Moments in Time – Aug. 1, 2018

#Middlebury

  • On Aug. 18, 1590, 100 colonists are discovered to be missing from the Roanoke Island colony in present-day North Carolina. The only clue to their disappearance was the word “CROATOAN” carved into the palisade built around the settlement.
  • On Aug. 19, 1812, during the War of 1812, the U.S. Navy frigate Constitution defeats the British frigate Guerriere. Witnesses claimed that the British shot merely bounced off the Constitution’s sides, as if the ship were made of iron. Since 1934, “Old Ironsides” has been based at the Charlestown Navy Yard in Boston.

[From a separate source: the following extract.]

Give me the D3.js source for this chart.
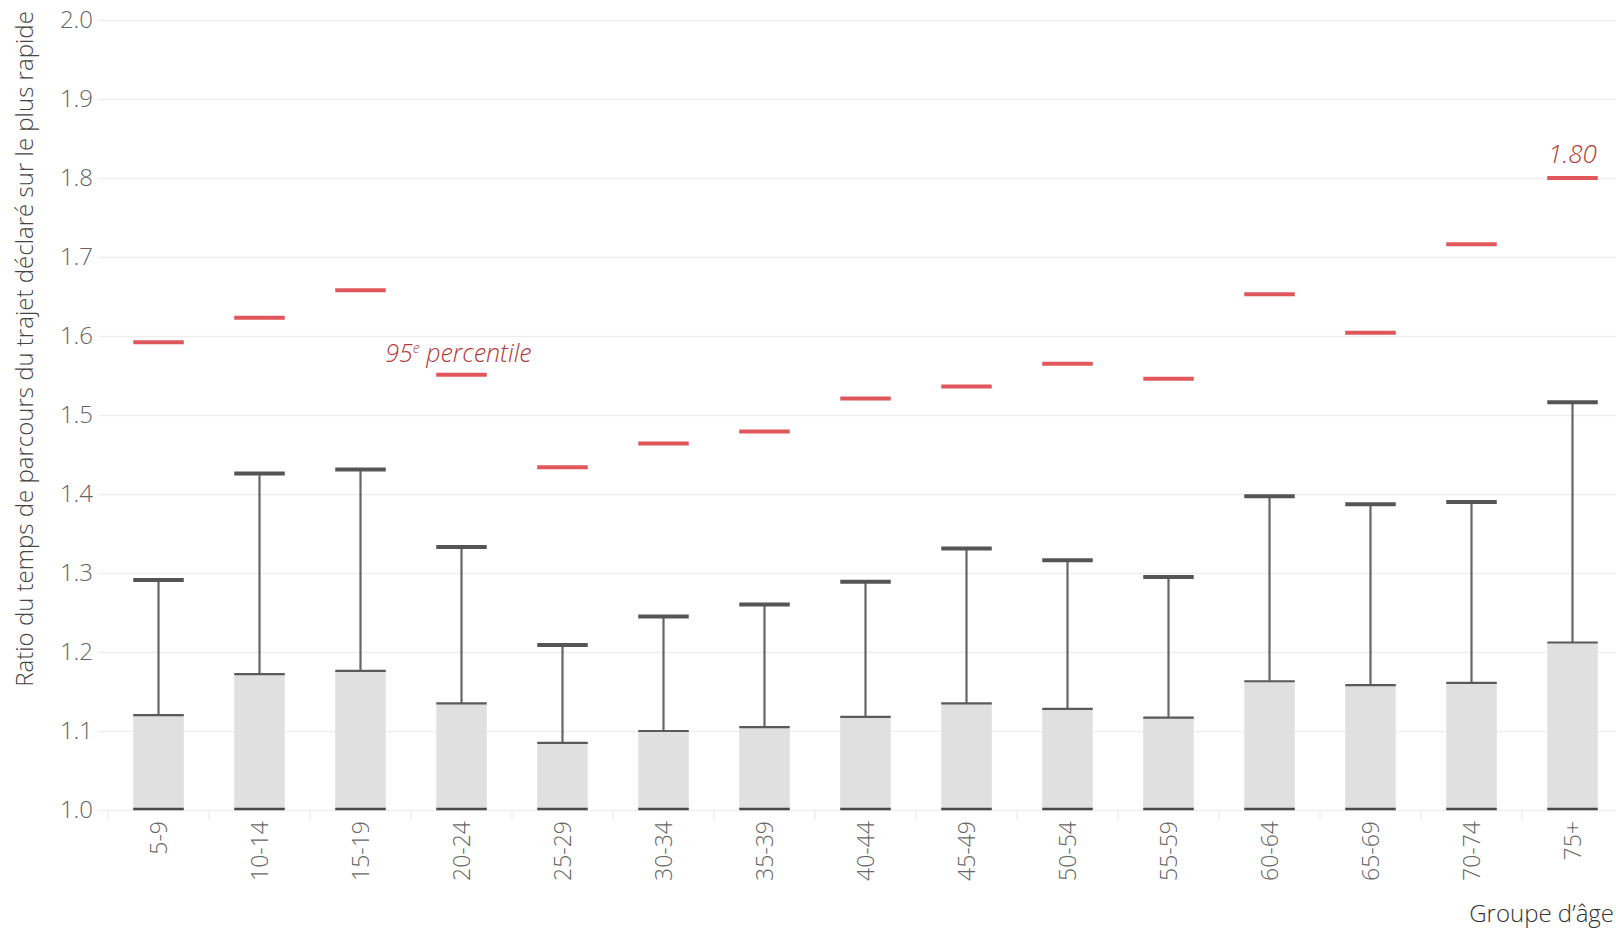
<!DOCTYPE html>
<html lang="fr">
<head>
<meta charset="utf-8">
<script src="https://cdn.jsdelivr.net/npm/d3@7"></script>
<style>
  html, body { margin: 0; padding: 0; background: #fff; }
  svg { display: block; font-family: "Open Sans", "Noto Sans", sans-serif; font-weight: 300; }
</style>
</head>
<body>
<svg id="chart" width="1616" height="930"></svg>
<script>
// Age groups
const categories = ["5-9", "10-14", "15-19", "20-24", "25-29", "30-34", "35-39",
  "40-44", "45-49", "50-54", "55-59", "60-64", "65-69", "70-74", "75+"];

// Median ratio (top of the grey bar)
const medianValues = [1.120, 1.172, 1.176, 1.135, 1.085, 1.100, 1.105,
  1.118, 1.135, 1.128, 1.117, 1.163, 1.158, 1.161, 1.212];

// Upper whisker
const upperValues = [1.291, 1.426, 1.431, 1.333, 1.209, 1.245, 1.260,
  1.289, 1.331, 1.316, 1.295, 1.397, 1.387, 1.390, 1.516];

// 95th percentile (red marks)
const p95Values = [1.592, 1.623, 1.658, 1.551, 1.434, 1.464, 1.479,
  1.521, 1.536, 1.565, 1.546, 1.653, 1.604, 1.716, 1.80];

const yTicks = [1.0, 1.1, 1.2, 1.3, 1.4, 1.5, 1.6, 1.7, 1.8, 1.9, 2.0];

const baseValue = 1.0;
const labelledCategory = "75+";
const percentileLabelCategory = "20-24";

const W = 1616, H = 930;
const plotLeft = 98, plotRight = W;

const svg = d3.select("#chart");

const y = d3.scaleLinear().domain([1, 2]).range([810, 20]);
const x = d3.scaleBand()
  .domain(categories)
  .range([108, 1623])
  .paddingInner(0.5)
  .paddingOuter(0.25);

const rows = categories.map((c, i) => ({
  cat: c, median: medianValues[i], upper: upperValues[i], p95: p95Values[i]
}));

// Horizontal gridlines
const grid = svg.append("g")
  .attr("transform", `translate(${plotLeft},0)`)
  .call(d3.axisRight(y).tickValues(yTicks).tickSize(plotRight - plotLeft).tickFormat(""));
grid.select(".domain").remove();
grid.selectAll("line").attr("stroke", "#eeeeee").attr("stroke-width", 1.5);

// Y tick labels
const yAxis = svg.append("g")
  .attr("transform", `translate(${plotLeft},0)`)
  .call(d3.axisLeft(y).tickValues(yTicks).tickSize(0).tickPadding(5).tickFormat(d3.format(".1f")));
yAxis.select(".domain").remove();
yAxis.selectAll("text")
  .attr("fill", "#666")
  .style("font-size", "24px")
  .style("font-weight", 300)
  .style("font-family", "'Open Sans', sans-serif");

// Category boundary ticks under the baseline
const half = x.step() / 2;
svg.append("g").selectAll("line")
  .data(categories)
  .join("line")
  .attr("x1", d => x(d) + x.bandwidth() / 2 - half)
  .attr("x2", d => x(d) + x.bandwidth() / 2 - half)
  .attr("y1", y(baseValue))
  .attr("y2", y(baseValue) + 10)
  .attr("stroke", "#eeeeee")
  .attr("stroke-width", 1.5);

// X tick labels (rotated)
const xAxis = svg.append("g")
  .attr("transform", `translate(0,${y(baseValue)})`)
  .call(d3.axisBottom(x).tickSize(0).tickPadding(0));
xAxis.select(".domain").remove();
xAxis.selectAll("text")
  .attr("transform", "rotate(-90)")
  .attr("x", -11)
  .attr("y", 0)
  .attr("dy", "0.35em")
  .attr("text-anchor", "end")
  .attr("fill", "#666")
  .style("font-size", "23px")
  .style("font-weight", 300)
  .style("font-family", "'Open Sans', sans-serif");

// Grey median bars
svg.append("g").selectAll("rect")
  .data(rows)
  .join("rect")
  .attr("x", d => x(d.cat))
  .attr("width", x.bandwidth())
  .attr("y", d => y(d.median))
  .attr("height", d => y(baseValue) - y(d.median))
  .attr("fill", "#e0e0e0");

// Bar bottom edge
svg.append("g").selectAll("line")
  .data(rows)
  .join("line")
  .attr("x1", d => x(d.cat))
  .attr("x2", d => x(d.cat) + x.bandwidth())
  .attr("y1", y(baseValue) - 1)
  .attr("y2", y(baseValue) - 1)
  .attr("stroke", "#4a4a4a")
  .attr("stroke-width", 2.5);

// Whisker stems
svg.append("g").selectAll("line")
  .data(rows)
  .join("line")
  .attr("x1", d => x(d.cat) + x.bandwidth() / 2)
  .attr("x2", d => x(d.cat) + x.bandwidth() / 2)
  .attr("y1", d => y(d.median))
  .attr("y2", d => y(d.upper))
  .attr("stroke", "#656565")
  .attr("stroke-width", 2.2);

// Bar top edge (median)
svg.append("g").selectAll("line")
  .data(rows)
  .join("line")
  .attr("x1", d => x(d.cat))
  .attr("x2", d => x(d.cat) + x.bandwidth())
  .attr("y1", d => y(d.median))
  .attr("y2", d => y(d.median))
  .attr("stroke", "#5a5a5a")
  .attr("stroke-width", 2.2);

// Whisker caps
svg.append("g").selectAll("line")
  .data(rows)
  .join("line")
  .attr("x1", d => x(d.cat))
  .attr("x2", d => x(d.cat) + x.bandwidth())
  .attr("y1", d => y(d.upper))
  .attr("y2", d => y(d.upper))
  .attr("stroke", "#555555")
  .attr("stroke-width", 4);

// 95th percentile marks
svg.append("g").selectAll("line")
  .data(rows)
  .join("line")
  .attr("x1", d => x(d.cat))
  .attr("x2", d => x(d.cat) + x.bandwidth())
  .attr("y1", d => y(d.p95))
  .attr("y2", d => y(d.p95))
  .attr("stroke", "#e0575b")
  .attr("stroke-width", 4);

// Annotations
const annColor = "#b5393b";
const pRow = rows.find(r => r.cat === percentileLabelCategory);
const pLabel = svg.append("text")
  .attr("x", x(pRow.cat) + x.bandwidth() / 2 - 3)
  .attr("y", y(pRow.p95) - 13)
  .attr("text-anchor", "middle")
  .attr("fill", annColor)
  .style("font-size", "25px")
  .style("font-weight", 300)
  .style("font-style", "italic");
pLabel.append("tspan").text("95");
pLabel.append("tspan").text("e").attr("baseline-shift", "super").style("font-size", "14px");
pLabel.append("tspan").text(" percentile");

const lRow = rows.find(r => r.cat === labelledCategory);
svg.append("text")
  .attr("x", x(lRow.cat) + x.bandwidth() / 2)
  .attr("y", y(lRow.p95) - 15)
  .attr("text-anchor", "middle")
  .attr("fill", annColor)
  .style("font-size", "26px")
  .style("font-weight", 300)
  .style("font-style", "italic")
  .text(d3.format(".2f")(lRow.p95));

// Axis titles
svg.append("text")
  .attr("transform", "translate(33,349) rotate(-90)")
  .attr("text-anchor", "middle")
  .attr("fill", "#444")
  .style("font-size", "24px")
  .style("font-weight", 300)
  .text("Ratio du temps de parcours du trajet déclaré sur le plus rapide");

svg.append("text")
  .attr("x", 1614)
  .attr("y", 922)
  .attr("text-anchor", "end")
  .attr("fill", "#333")
  .style("font-size", "24px")
  .style("font-weight", 300)
  .text("Groupe d’âge");
</script>
</body>
</html>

  • On Aug. 15, 1859, Charles Comiskey, namesake of Chicago’s Comiskey Park, is born in Chicago. Comiskey became the first and only baseball player to later own a team, the White Sox.

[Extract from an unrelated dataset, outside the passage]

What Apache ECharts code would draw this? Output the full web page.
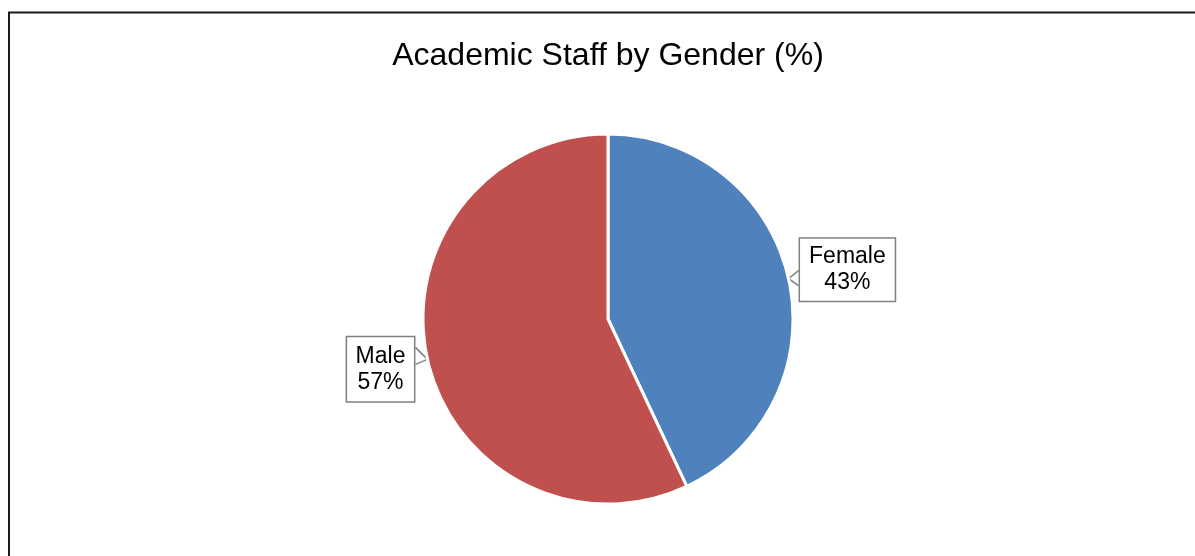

  • On Aug. 14, 1933, a devastating 267,000-acre forest fire is sparked in the Coast Range Mountains in northern Oregon. An official investigation found that the fire stemmed from friction produced when loggers dragged a large Douglas-fir log across a downed tree.
  • On Aug. 13, 1948, U.S. and British planes airlift a record 5,000 tons of supplies into occupied Berlin. The huge resupply effort was carried out in weather so bad that some of the 700 pilots referred to it as “Black Friday.”

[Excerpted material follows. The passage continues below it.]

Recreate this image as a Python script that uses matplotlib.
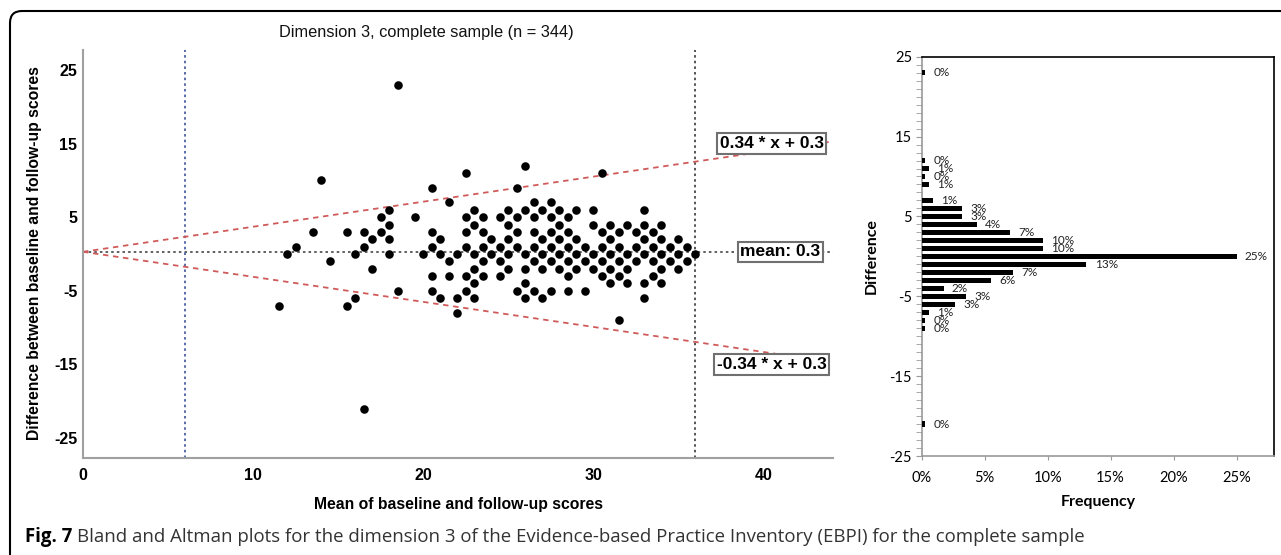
import numpy as np
import matplotlib
matplotlib.use("Agg")
import matplotlib.pyplot as plt
from matplotlib.patches import FancyBboxPatch
from matplotlib.transforms import IdentityTransform
from matplotlib.ticker import PercentFormatter, MultipleLocator

plt.rcParams["axes.unicode_minus"] = False

# scatter points: difference -> list of means (unique positions)
points_by_diff = {
    23: [18.5],
    12: [26],
    11: [22.5, 30.5],
    10: [14],
    9: [20.5, 25.5],
    7: [21.5, 26.5, 27.5],
    6: [18, 23, 25, 26, 27, 28, 29, 30, 33],
    5: [17.5, 19.5, 22.5, 23.5, 24.5, 25.5, 26.5, 27.5, 28.5],
    4: [18, 23, 25, 28, 30, 31, 32, 33, 34],
    3: [13.5, 15.5, 16.5, 17.5, 20.5, 22.5, 23.5, 25.5, 26.5, 27.5, 28.5,
        30.5, 31.5, 32.5, 33.5],
    2: [17, 18, 21, 24, 25, 27, 28, 29, 31, 33, 34, 35],
    1: [12.5, 16.5, 20.5, 22.5, 23.5, 24.5, 25.5, 26.5, 27.5, 28.5, 29.5,
        30.5, 31.5, 32.5, 33.5, 34.5, 35.5],
    0: [12, 16, 18, 20, 21, 22, 23, 24, 25, 26, 27, 28, 29, 30, 31, 32, 33,
        34, 35, 36],
    -1: [14.5, 21.5, 23.5, 24.5, 26.5, 27.5, 28.5, 29.5, 30.5, 31.5, 32.5,
         33.5, 34.5, 35.5],
    -2: [17, 23, 25, 26, 27, 28, 29, 30, 31, 32, 34, 35],
    -3: [20.5, 21.5, 22.5, 23.5, 24.5, 28.5, 30.5, 31.5, 33.5],
    -4: [23, 26, 31, 32, 33, 34],
    -5: [18.5, 20.5, 22.5, 25.5, 26.5, 27.5, 28.5, 29.5],
    -6: [16, 21, 22, 23, 26, 27, 33],
    -7: [11.5, 15.5],
    -8: [22],
    -9: [31.5],
    -21: [16.5],
}

mean_diff = 0.3
slope = 0.34
score_min, score_max = 6, 36

# histogram of differences (counts of subjects)
hist_diff = [23, 12, 11, 10, 9, 7, 6, 5, 4, 3, 2, 1, 0, -1, -2, -3, -4, -5,
             -6, -7, -8, -9, -21]
hist_count = [1, 1, 2, 1, 2, 3, 11, 11, 15, 24, 33, 33, 86, 45, 25, 19, 6,
              12, 9, 2, 1, 1, 1]
n_total = 344

W, H = 1281, 555
fig = plt.figure(figsize=(W / 100, H / 100), dpi=100)

# outer rounded frame
frame = FancyBboxPatch((10, -60), 1400, H - 11 + 60,
                       boxstyle="round,pad=0,rounding_size=12",
                       fc="none", ec="black", lw=1.5,
                       transform=IdentityTransform(), clip_on=False)
fig.add_artist(frame)

# ---------------- Bland-Altman plot ----------------
arial = "Liberation Sans"
ax = fig.add_axes([83 / W, (H - 458) / H, 750 / W, 408 / H])
mx, dy = [], []
for d, means in points_by_diff.items():
    mx += means
    dy += [d] * len(means)

ax.set_xlim(0, 44.1)
ax.set_ylim(-27.7, 27.7)

xx = np.array([0, 44.1])
ax.plot(xx, slope * xx + mean_diff, color="#d05a5a", lw=1.3,
        ls=(0, (3, 2.6)), zorder=2)
ax.plot(xx, -slope * xx + mean_diff, color="#d05a5a", lw=1.3,
        ls=(0, (3, 2.6)), zorder=2)
ax.axhline(mean_diff, color="#606060", lw=1.4, ls=(0, (1.3, 1.6)), zorder=1)
ax.axvline(score_min, color="#5a6aa8", lw=1.4, ls=(0, (1.3, 1.6)), zorder=1)
ax.axvline(score_max, color="#555555", lw=1.4, ls=(0, (1.3, 1.6)), zorder=1)

ax.scatter(mx, dy, s=38, color="black", linewidths=0, zorder=3)

box = dict(boxstyle="square,pad=0.15", fc="white", ec="#707070", lw=1.5)
ax.text(40.5, 15.0, "0.34 * x + 0.3", ha="center", va="center",
        fontsize=12.5, fontweight="bold", family=arial, bbox=box, zorder=5)
ax.text(41.0, 0.3, "mean: 0.3", ha="center", va="center",
        fontsize=12.5, fontweight="bold", family=arial, bbox=box, zorder=5)
ax.text(40.5, -15.0, "-0.34 * x + 0.3", ha="center", va="center",
        fontsize=12.5, fontweight="bold", family=arial, bbox=box, zorder=5)

for s in ["top", "right"]:
    ax.spines[s].set_visible(False)
for s in ["left", "bottom"]:
    ax.spines[s].set_color("#a0a0a0")
    ax.spines[s].set_linewidth(1.5)
ax.set_xticks([0, 10, 20, 30, 40])
ax.set_yticks([25, 15, 5, -5, -15, -25])
ax.tick_params(length=0, labelsize=11.5)
ax.tick_params(axis="y", pad=4)
ax.tick_params(axis="x", pad=7)
for lab in ax.get_xticklabels() + ax.get_yticklabels():
    lab.set_fontweight("bold")
    lab.set_family(arial)

ax.set_xlabel("Mean of baseline and follow-up scores", fontsize=11.3,
              fontweight="bold", family=arial)
ax.xaxis.set_label_coords(0.501, -0.115)
ax.xaxis.label.set_va("center")
ax.set_ylabel("Difference between baseline and follow-up scores",
              fontsize=11.3, fontweight="bold", family=arial)
ax.yaxis.set_label_coords(-0.064, 0.502)
ax.yaxis.label.set_va("center")

fig.text(426 / W, 1 - 33 / H, "Dimension 3, complete sample (n = 344)",
         ha="center", va="center", fontsize=11.8, family=arial,
         color="#111111")

# ---------------- histogram ----------------
lato = "Lato"
ax2 = fig.add_axes([921.7 / W, (H - 456) / H, 352.6 / W, 399.3 / H])
pct = np.array(hist_count) / n_total
ax2.barh(hist_diff, pct, height=0.65, color="black", zorder=3)
for d, p in zip(hist_diff, pct):
    ax2.annotate(f"{round(p * 100)}%", (p, d), xytext=(6, 0),
                 textcoords="offset points", va="center", ha="left",
                 fontsize=8.5, family=lato, color="#222222")

ax2.set_xlim(0, 0.28)
ax2.set_ylim(-25, 25)
ax2.set_xticks([0, 0.05, 0.10, 0.15, 0.20, 0.25])
ax2.xaxis.set_major_formatter(PercentFormatter(1.0, decimals=0))
ax2.set_yticks([25, 15, 5, -5, -15, -25])
ax2.yaxis.set_minor_locator(MultipleLocator(1))
ax2.tick_params(axis="y", which="both", length=4, color="#999999",
                labelsize=10.5, pad=3)
ax2.tick_params(axis="x", length=3, color="#999999", labelsize=10.5, pad=8)
for lab in ax2.get_xticklabels() + ax2.get_yticklabels():
    lab.set_family(lato)
ax2.spines["left"].set_color("#999999")
ax2.spines["left"].set_linewidth(1.2)
ax2.spines["bottom"].set_color("#999999")
ax2.spines["bottom"].set_linewidth(1.2)
ax2.spines["top"].set_linewidth(1.2)
ax2.spines["right"].set_linewidth(1.2)

ax2.set_xlabel("Frequency", fontsize=11.5, fontweight="bold", family=lato)
ax2.xaxis.set_label_coords(0.5, -0.1145)
ax2.xaxis.label.set_va("center")
ax2.set_ylabel("Difference", fontsize=11.5, fontweight="bold", family=lato)
ax2.yaxis.set_label_coords(-0.141, 0.5)
ax2.yaxis.label.set_va("center")

# ---------------- caption ----------------
cap_font = "Open Sans"
t1 = fig.text(25 / W, 1 - 537 / H, "Fig. 7", fontsize=13.4, fontweight="bold",
              family=cap_font, va="center", ha="left", color="black")
fig.canvas.draw()
bb = t1.get_window_extent()
fig.text((bb.x1 + 5) / W, 1 - 537 / H,
         "Bland and Altman plots for the dimension 3 of the Evidence-based "
         "Practice Inventory (EBPI) for the complete sample",
         fontsize=13.4, family=cap_font, va="center", ha="left",
         color="#333333")

fig.savefig("out.png", dpi=100)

  • On Aug. 16, 1955, famous entertainer and civil-rights activist Paul Robeson loses his court appeal to force the Department of State to grant him a passport. It had insisted that Robeson first sign an affidavit declaring he was not a member of the Communist Party. Robeson had refused.
  • On Aug. 17, 1987, Rudolf Hess, Nazi leader Adolf Hitler’s former deputy, is found strangled to death in an apparent suicide in Spandau Prison in Berlin. At 93, Hess was the last surviving member of Hitler’s inner circle and the sole prisoner at Spandau since 1966.